BRUSSELS (Reuters) - The union representing Ryanair (RYA.I) cabin crew in Belgium has rejected an offer from the Irish airline ahead of a planned one-day strike across five countries on Sept. 28, the union said on Wednesday.
Separately, European pilots threatened new strikes against Ryanair if talks with unions did not progress more quickly.
The company’s shares have fallen around 9 percent this year, but gained about 1 percent on Wednesday, a day before shareholders were set to meet at the annual general meeting.
Europe’s biggest budget airline offered to follow Belgian employment law from March 2020 for Ryanair contracted employees, seeking to address one of the major complaints over the company’s policy toward staff under Irish contracts.
However, the Belgian union, CNE, said that would only help about half of its workers, as Ryanair had also been hiring using recruiter Crewlink, which issues its own contracts.
The union said the offer was an “unacceptable” attempt to divide workers in order to buy time ahead of the planned strike.
“It’s a deception on the part of Ryanair,” CNE spokesman Yves Lambot told Reuters.
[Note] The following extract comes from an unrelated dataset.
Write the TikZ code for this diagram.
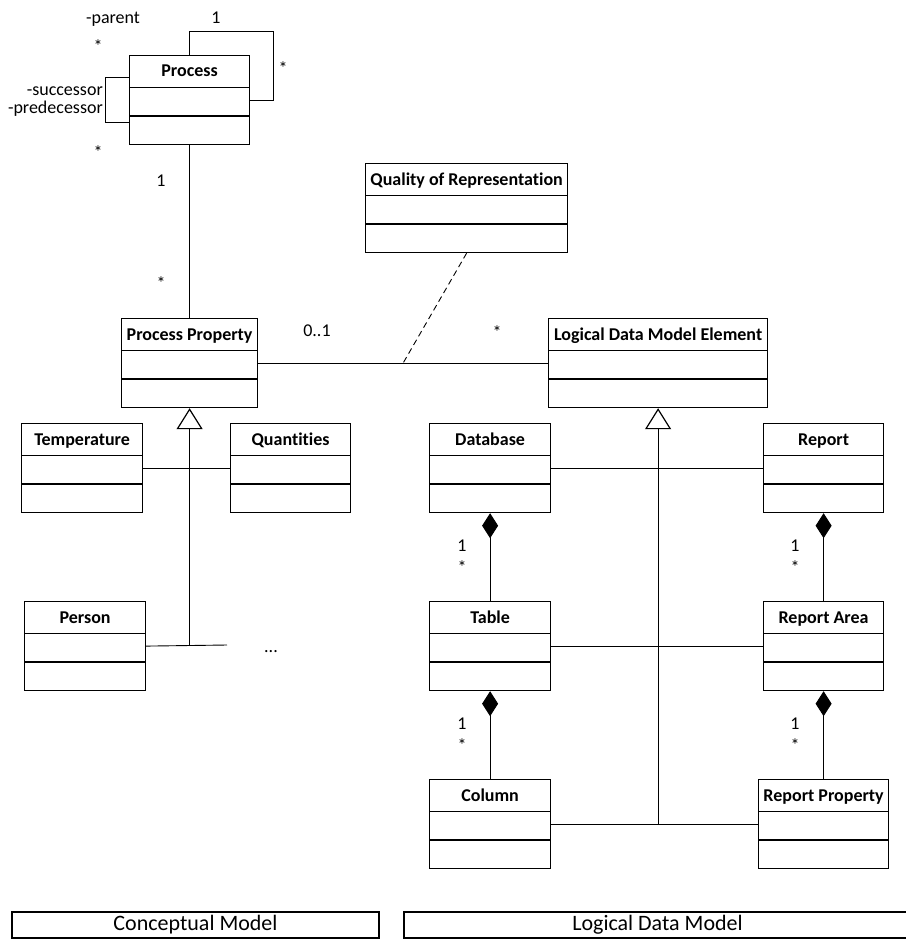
\documentclass[tikz,border=0pt]{standalone}
\usepackage{fontspec}
\setmainfont{Carlito}[Ligatures=NoCommon]
\usetikzlibrary{arrows.meta,calc}
\tikzstyle{classbox} = [draw=black, line width=1.2pt, rectangle,
    inner sep=0, minimum height=89pt]
\tikzstyle{classtitle} = [font=\fontsize{18}{20}\selectfont\bfseries, inner sep=0, anchor=base]
\tikzstyle{mult} = [font=\fontsize{18}{20}\selectfont, inner sep=0]
\tikzstyle{assoc} = [line width=0.9pt]
\tikzstyle{inherit} = [line width=1.2pt, -{Triangle[open, length=21pt, width=26pt]}]
\tikzstyle{compose} = [line width=0.9pt, -{Diamond[length=25pt, width=16pt]}]
\tikzstyle{modelbox} = [draw=black, line width=1.2pt, inner sep=0,
    minimum height=26pt, font=\fontsize{22}{24}\selectfont]
% class box with name compartment and two empty compartments
\newcommand{\umlclass}[5]{%
  \node[classbox, minimum width=#4pt, anchor=north west] (#1) at (#2,#3) {};
  \node[classtitle] (#1-title) at ([yshift=-22]#1.north) {#5};
  \draw[line width=1.2pt] ([yshift=-32.5]#1.north west) -- ([yshift=-32.5]#1.north east);
  \draw[line width=1.2pt] ([yshift=-61]#1.north west) -- ([yshift=-61]#1.north east);
}

\begin{document}
\begin{tikzpicture}[x=1pt, y=-1pt]
\useasboundingbox (0,0) rectangle (905,939);

\umlclass{process}{129}{55}{120}{Process}
\umlclass{quality}{365}{163}{202}{Quality of Representation}
\umlclass{procprop}{121}{318}{136}{Process Property}
\umlclass{ldme}{548}{318}{219}{Logical Data Model Element}
\umlclass{temp}{21}{423}{121}{Temperature}
\umlclass{quant}{230}{423}{120}{Quantities}
\umlclass{person}{24}{601}{121}{Person}
\umlclass{database}{429}{423}{121}{Database}
\umlclass{report}{763}{423}{120}{Report}
\umlclass{table}{429}{601}{121}{Table}
\umlclass{area}{763}{601}{120}{Report Area}
\umlclass{column}{429}{779}{121}{Column}
\umlclass{repprop}{758}{779}{130}{Report Property}

% process self associations
\coordinate (parentcorner) at (273,31);
\draw[assoc] (process.north) |- (parentcorner) |- (process.east);
\draw[assoc] ([yshift=22.5]process.west) -- ++(-24,0) -- ++(0,45)
    -- ([yshift=-22.5]process.west);
\node[mult] (lparent) at (113,19) {-parent};
\node[mult] (lparent1) at (216,18) {1};
\node[mult] (lparentstar) at (98,46) {*};
\node[mult] (lchildstar) at (283,68) {*};
\node[mult, anchor=east] (lsucc) at (103,91) {-successor};
\node[mult, anchor=east] (lpred) at (103,109) {-predecessor};
\node[mult] (lsuccstar) at (98,152) {*};

% conceptual side
\draw[assoc] (process.south) -- (procprop.north);
\node[mult] (lproc1) at (161,181) {1};
\node[mult] (lprocstar) at (161,283) {*};

\coordinate (ccjoint) at (procprop.south |- person.east);
\coordinate (moreend) at (227,645);
\draw[inherit] (ccjoint) -- (procprop.south);
\draw[assoc] (person.east) -- (moreend);
\draw[assoc] (temp.east) -- (quant.west);
\node[mult, anchor=base] (more) at (271,652) {...};

% mapping between the models
\draw[assoc] (procprop.east) -- (ldme.west);
\coordinate (assocpt) at ($(procprop.east)!0.5!(ldme.west)$);
\draw[assoc, dash pattern=on 6pt off 4pt] (quality.south) -- (assocpt);
\node[mult] (lpp01) at (317,331) {0..1};
\node[mult] (lldmestar) at (497,332) {*};

% logical side
\coordinate (ldjoint) at (ldme.south |- column.east);
\draw[inherit] (ldjoint) -- (ldme.south);
\draw[assoc] (database.east) -- (report.west);
\draw[assoc] (table.east) -- (area.west);
\draw[assoc] (column.east) -- (repprop.west);

\draw[compose] (table.north) -- (database.south);
\draw[compose] (column.north) -- (table.south);
\draw[compose] (area.north) -- (report.south);
\draw[compose] (repprop.north) -- (area.south);
\node[mult] (ldb1) at (462,546) {1};
\node[mult] (ldbstar) at (462,567) {*};
\node[mult] (ltab1) at (462,724) {1};
\node[mult] (ltabstar) at (462,745) {*};
\node[mult] (lrep1) at (795,546) {1};
\node[mult] (lrepstar) at (795,567) {*};
\node[mult] (larea1) at (795,724) {1};
\node[mult] (lareastar) at (795,745) {*};

% model captions
\node[modelbox, minimum width=367pt] (conceptual) at (195.5,925) {Conceptual Model};
\node[modelbox, minimum width=507pt] (logical) at (657.5,925) {Logical Data Model};
\end{tikzpicture}
\end{document}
The threatened strike by cabin crew in Belgium, Italy, the Netherlands, Portugal and Spain is aimed at pressuring shareholders set to meet on Thursday to address Ryanair’s labor agreements, union officials announced last week.
The 24-hour strike is planned for Sept. 28 and unions will strike once a month until their demands are met.
The Belgian union met Ryanair officials before announcing the strike and received an offer on Tuesday evening, Lambot said.
Ryanair stood by its statement last week that, even if there is a strike, it expects a significant majority of its cabin crew in the five countries to work normally, as they have during previous strikes.
The British Airline Pilots Association (BALPA) said on Wednesday that it expected industrial unrest at Ryanair across Europe to continue for the foreseeable future.
“The industrial unrest in Ryanair across Europe and among pilots and cabin crew is, in my opinion, likely to continue for the foreseeable future,” BALPA General Secretary Brian Strutton said in a statement.
The German pilots’ union Vereinigung Cockpit (VC) also issued a similar statement.
BALPA called on Ryanair shareholders to replace CEO Michael O’Leary and Chairman David Bonderman at the company’s annual shareholder meeting on Thursday.
The statement echoed the European Cockpit Association, which represents pilots in Europe, and also called on Wednesday for shareholders to pave the way for a change in the management and board of the airline, saying industrial unrest was more likely in the future.
Separately, Swedish Ryanair pilots urged shareholders to “immediately replace the current leadership and management at your annual general meeting.”
“We have lost all confidence in the current leadership and management and their ability to guide the company in a unionized environment,” the statement said.
A senior Ryanair executive said on Tuesday that CEO Michael O’Leary would continue at the company’s helm for at least five more years.
In another setback for the airline, a Spanish judge has ruled a former Ryanair pilot should have been considered an employee and not an independent contractor.